Records
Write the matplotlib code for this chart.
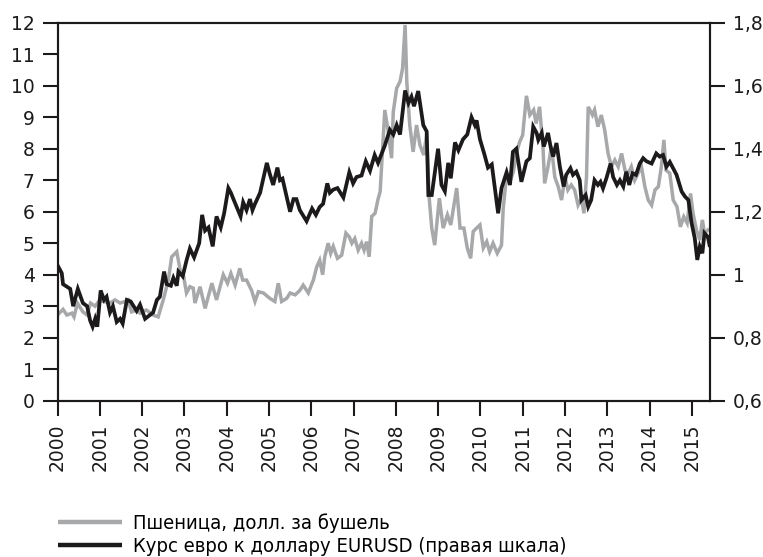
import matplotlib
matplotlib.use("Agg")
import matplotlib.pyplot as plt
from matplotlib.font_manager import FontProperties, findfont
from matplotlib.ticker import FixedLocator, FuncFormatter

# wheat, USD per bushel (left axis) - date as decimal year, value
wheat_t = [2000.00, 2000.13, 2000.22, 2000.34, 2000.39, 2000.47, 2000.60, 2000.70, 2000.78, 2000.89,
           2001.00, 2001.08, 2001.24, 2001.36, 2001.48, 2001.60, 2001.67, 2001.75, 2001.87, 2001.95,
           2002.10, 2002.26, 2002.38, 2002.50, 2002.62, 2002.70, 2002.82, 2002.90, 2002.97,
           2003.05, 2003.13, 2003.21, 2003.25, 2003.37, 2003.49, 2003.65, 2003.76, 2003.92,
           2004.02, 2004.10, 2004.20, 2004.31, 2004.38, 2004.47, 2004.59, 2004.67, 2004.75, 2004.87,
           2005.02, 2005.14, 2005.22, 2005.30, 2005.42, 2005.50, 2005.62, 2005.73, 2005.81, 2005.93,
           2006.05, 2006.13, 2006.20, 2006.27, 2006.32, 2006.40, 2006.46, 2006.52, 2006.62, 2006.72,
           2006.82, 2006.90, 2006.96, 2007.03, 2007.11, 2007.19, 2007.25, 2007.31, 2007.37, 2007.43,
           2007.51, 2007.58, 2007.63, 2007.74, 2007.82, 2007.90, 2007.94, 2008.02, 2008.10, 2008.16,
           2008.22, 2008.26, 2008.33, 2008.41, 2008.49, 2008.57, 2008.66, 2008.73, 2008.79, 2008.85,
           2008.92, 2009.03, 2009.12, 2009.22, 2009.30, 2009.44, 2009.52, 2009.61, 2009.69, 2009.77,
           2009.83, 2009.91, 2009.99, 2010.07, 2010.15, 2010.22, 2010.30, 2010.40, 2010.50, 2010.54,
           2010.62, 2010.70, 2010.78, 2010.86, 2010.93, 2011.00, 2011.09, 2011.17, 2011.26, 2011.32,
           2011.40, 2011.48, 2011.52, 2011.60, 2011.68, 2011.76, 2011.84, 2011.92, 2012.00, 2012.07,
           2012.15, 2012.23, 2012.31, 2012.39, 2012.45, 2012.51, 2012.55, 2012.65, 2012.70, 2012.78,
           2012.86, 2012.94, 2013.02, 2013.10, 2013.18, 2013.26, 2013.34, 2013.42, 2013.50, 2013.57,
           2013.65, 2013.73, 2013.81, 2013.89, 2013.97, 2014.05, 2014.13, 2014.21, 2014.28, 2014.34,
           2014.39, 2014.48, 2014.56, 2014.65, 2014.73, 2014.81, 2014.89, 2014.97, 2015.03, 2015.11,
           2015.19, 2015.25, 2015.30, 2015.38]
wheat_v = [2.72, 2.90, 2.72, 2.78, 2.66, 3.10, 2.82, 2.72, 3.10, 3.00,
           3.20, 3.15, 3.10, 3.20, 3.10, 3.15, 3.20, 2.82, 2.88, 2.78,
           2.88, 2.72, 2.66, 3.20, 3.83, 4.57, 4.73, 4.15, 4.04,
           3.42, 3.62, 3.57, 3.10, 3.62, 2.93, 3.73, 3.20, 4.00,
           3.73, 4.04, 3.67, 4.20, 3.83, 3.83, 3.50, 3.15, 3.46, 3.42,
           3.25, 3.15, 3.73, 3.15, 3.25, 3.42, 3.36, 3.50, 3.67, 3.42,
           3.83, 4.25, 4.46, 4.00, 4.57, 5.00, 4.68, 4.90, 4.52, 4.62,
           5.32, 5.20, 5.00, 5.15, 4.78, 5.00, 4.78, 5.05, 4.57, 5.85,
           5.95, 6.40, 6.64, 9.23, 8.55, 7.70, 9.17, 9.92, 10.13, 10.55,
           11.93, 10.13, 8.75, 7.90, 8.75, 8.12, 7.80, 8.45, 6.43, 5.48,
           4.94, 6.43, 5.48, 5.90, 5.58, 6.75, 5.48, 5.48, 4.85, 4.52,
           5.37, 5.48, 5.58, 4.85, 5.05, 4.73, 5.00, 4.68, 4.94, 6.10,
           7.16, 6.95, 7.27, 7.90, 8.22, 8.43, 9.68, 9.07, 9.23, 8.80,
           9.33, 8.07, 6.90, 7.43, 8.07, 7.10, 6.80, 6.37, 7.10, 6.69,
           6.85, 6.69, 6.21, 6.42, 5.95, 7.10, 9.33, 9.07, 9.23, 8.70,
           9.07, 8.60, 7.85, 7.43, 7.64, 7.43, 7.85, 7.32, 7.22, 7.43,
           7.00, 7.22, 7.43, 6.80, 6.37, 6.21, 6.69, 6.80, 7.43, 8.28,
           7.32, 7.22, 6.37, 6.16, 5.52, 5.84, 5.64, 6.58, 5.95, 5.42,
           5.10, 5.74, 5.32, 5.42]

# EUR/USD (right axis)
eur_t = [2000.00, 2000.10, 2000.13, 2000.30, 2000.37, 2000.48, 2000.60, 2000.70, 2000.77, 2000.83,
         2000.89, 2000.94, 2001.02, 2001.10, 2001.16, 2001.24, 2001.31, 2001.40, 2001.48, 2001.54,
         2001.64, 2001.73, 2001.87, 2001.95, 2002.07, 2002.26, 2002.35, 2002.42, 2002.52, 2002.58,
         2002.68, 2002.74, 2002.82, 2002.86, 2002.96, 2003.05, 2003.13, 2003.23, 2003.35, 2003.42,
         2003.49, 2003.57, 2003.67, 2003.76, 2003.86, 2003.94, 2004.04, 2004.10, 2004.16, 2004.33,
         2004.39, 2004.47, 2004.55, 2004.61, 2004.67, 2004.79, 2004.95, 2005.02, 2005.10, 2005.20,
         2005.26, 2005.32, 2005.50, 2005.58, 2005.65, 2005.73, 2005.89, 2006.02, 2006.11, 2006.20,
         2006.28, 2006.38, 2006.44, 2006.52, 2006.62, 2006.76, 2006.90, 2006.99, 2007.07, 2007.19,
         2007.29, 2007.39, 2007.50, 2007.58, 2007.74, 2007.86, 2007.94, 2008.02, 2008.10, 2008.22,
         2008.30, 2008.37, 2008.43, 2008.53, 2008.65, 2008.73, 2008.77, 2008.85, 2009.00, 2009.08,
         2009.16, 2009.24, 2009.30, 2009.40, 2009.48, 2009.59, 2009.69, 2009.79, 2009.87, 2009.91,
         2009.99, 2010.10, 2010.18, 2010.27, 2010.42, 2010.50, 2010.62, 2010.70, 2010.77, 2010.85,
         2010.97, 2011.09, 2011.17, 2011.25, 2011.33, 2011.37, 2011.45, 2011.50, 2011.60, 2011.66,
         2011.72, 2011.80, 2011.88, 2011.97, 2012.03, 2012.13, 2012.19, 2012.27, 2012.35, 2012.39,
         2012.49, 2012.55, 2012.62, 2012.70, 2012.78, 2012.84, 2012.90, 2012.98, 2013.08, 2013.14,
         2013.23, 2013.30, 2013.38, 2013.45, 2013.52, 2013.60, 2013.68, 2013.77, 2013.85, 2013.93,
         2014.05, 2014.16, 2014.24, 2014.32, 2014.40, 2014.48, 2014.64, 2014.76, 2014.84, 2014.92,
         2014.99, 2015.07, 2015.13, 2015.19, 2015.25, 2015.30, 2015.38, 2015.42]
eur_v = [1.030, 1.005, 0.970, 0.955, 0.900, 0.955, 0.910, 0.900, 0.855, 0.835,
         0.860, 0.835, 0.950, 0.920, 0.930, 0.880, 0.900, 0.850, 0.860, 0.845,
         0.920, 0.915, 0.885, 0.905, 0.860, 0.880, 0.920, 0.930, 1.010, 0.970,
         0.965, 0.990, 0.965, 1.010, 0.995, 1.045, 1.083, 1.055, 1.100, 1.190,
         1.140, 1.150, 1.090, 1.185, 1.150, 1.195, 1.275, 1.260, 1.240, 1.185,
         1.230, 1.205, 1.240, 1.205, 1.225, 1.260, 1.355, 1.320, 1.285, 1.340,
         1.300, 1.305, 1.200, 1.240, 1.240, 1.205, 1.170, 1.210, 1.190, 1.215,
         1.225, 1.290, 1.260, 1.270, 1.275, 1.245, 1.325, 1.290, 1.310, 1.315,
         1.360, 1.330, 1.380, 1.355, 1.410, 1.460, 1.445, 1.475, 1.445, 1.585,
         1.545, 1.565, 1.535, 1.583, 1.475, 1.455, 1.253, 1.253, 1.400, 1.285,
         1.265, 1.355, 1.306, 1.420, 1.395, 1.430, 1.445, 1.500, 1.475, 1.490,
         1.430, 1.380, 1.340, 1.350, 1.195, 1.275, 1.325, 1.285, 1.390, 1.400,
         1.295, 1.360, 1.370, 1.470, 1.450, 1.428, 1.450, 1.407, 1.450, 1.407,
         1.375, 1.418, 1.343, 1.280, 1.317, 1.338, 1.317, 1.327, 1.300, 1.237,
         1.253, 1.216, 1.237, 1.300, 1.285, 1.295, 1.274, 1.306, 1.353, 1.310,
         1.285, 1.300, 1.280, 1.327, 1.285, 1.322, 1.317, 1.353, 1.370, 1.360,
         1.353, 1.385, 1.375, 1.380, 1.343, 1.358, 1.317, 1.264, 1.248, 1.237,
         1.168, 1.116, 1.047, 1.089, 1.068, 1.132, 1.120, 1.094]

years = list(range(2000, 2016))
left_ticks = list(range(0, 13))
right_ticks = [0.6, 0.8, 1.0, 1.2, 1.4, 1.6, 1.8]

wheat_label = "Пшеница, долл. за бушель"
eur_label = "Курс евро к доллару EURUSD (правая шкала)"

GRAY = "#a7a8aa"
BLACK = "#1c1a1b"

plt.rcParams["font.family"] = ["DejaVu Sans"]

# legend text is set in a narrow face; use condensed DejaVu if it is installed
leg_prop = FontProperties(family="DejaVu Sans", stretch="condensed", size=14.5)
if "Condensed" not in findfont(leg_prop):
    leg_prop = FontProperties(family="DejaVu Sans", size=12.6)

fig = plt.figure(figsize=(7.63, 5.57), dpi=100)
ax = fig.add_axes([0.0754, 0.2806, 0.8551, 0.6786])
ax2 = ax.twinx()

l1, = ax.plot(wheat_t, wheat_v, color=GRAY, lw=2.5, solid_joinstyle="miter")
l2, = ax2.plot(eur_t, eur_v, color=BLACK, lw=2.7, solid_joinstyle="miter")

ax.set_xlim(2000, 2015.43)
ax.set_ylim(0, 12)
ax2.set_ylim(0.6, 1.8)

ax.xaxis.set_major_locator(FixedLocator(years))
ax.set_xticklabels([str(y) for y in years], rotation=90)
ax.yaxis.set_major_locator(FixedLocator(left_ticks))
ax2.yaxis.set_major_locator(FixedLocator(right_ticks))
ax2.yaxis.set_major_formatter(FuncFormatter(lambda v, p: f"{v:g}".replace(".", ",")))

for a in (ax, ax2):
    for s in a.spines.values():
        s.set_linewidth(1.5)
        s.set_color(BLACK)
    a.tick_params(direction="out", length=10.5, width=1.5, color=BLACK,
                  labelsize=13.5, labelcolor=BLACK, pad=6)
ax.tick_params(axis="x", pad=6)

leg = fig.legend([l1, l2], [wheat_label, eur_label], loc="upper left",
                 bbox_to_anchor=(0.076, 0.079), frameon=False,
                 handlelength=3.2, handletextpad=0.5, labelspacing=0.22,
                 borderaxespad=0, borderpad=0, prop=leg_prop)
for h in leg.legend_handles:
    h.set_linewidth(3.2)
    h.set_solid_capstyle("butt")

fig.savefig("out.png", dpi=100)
==
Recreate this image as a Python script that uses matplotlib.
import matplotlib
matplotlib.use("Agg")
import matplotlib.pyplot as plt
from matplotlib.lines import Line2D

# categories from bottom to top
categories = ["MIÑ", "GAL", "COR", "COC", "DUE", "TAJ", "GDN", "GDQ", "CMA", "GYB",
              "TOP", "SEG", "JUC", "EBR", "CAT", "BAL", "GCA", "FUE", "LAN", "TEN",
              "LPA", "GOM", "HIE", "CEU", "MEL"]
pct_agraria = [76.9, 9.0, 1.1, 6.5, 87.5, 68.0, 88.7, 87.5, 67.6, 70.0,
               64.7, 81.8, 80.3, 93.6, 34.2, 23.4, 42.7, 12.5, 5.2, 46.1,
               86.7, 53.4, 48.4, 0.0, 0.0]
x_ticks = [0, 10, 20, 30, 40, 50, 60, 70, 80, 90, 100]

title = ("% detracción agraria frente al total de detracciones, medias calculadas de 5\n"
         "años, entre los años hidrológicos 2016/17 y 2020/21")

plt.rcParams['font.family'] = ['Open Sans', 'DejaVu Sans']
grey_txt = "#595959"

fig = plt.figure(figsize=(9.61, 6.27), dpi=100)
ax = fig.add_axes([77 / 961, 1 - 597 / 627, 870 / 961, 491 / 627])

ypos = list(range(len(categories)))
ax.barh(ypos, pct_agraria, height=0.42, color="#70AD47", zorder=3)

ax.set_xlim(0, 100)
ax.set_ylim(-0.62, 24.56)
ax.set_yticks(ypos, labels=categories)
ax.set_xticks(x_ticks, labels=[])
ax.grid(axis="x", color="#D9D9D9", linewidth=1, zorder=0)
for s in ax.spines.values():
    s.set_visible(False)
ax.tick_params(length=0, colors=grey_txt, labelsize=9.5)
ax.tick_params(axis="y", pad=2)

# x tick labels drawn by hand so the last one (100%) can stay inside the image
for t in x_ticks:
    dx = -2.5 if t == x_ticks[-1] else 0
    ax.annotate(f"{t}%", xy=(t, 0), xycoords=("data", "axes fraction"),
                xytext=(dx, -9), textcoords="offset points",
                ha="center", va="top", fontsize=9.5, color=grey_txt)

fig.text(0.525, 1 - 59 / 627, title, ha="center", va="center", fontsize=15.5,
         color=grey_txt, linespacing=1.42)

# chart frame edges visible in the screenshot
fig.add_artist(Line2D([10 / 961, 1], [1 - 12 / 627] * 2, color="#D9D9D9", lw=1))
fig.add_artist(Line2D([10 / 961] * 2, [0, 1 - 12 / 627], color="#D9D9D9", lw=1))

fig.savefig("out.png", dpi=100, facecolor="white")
...
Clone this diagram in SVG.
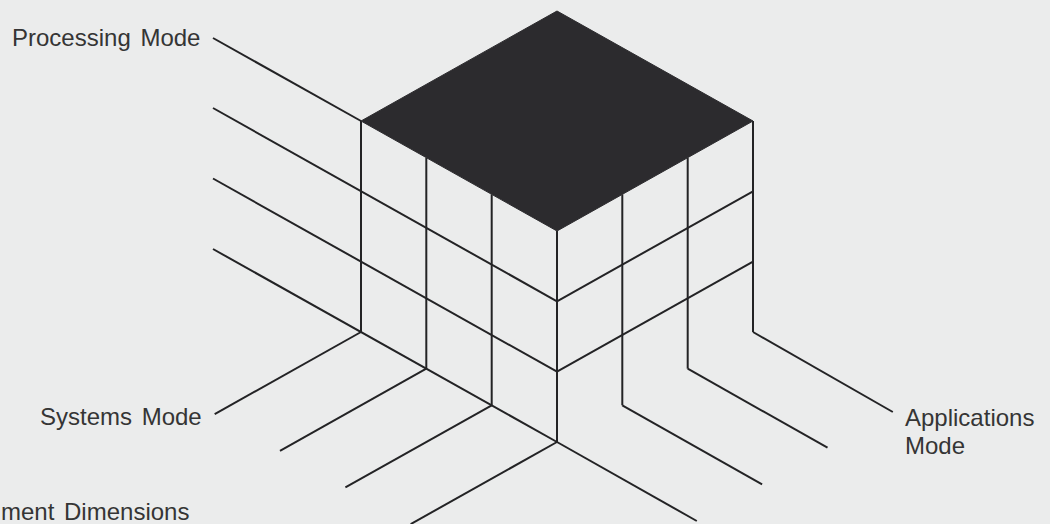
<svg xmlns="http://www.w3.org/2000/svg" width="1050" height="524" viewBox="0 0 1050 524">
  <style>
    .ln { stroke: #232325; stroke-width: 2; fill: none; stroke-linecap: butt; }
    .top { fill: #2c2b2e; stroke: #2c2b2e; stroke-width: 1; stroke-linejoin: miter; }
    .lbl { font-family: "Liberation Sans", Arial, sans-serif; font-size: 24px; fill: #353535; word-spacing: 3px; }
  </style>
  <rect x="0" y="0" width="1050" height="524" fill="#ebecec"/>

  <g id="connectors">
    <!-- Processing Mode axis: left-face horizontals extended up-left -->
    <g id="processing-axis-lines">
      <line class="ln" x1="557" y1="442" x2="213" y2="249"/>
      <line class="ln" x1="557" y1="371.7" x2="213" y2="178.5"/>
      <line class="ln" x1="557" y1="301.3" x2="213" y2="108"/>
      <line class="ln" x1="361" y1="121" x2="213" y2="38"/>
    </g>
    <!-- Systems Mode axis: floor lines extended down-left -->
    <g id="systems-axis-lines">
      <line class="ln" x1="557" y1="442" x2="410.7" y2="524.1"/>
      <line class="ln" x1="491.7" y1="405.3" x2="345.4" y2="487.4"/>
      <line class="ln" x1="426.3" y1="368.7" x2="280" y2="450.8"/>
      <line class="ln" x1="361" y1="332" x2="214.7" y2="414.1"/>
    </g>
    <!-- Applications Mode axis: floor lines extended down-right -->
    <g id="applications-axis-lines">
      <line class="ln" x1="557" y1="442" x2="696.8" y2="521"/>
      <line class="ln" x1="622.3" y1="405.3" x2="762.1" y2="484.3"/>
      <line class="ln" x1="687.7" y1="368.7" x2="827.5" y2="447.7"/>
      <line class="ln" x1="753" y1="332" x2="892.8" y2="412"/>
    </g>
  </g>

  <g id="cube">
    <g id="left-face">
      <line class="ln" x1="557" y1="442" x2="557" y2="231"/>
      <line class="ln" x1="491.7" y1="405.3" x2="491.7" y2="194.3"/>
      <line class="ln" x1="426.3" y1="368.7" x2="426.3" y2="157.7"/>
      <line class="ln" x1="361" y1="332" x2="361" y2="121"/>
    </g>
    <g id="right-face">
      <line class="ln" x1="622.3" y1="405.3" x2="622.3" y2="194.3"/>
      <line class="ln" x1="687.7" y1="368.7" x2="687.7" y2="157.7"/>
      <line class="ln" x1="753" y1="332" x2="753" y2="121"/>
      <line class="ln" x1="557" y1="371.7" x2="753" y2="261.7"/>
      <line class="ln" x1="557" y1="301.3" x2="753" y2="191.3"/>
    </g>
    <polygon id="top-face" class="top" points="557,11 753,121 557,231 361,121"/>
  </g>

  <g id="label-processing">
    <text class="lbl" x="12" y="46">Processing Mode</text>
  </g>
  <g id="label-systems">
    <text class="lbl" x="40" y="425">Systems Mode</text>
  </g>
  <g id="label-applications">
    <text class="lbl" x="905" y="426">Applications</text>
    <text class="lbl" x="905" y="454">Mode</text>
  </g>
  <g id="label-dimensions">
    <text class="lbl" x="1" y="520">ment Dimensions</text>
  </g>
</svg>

> **WRITTEN EXERCISE**: Looking above, find the stretch of lines that opens with the one holding "Write the matplotlib code for this chart." and closes with the one holding "from matplotlib.ticker import". Copy it exactly, pictures excluded.

> **CORRECT OUTPUT**:
Write the matplotlib code for this chart.
import matplotlib
matplotlib.use("Agg")
import matplotlib.pyplot as plt
from matplotlib.font_manager import FontProperties, findfont
from matplotlib.ticker import FixedLocator, FuncFormatter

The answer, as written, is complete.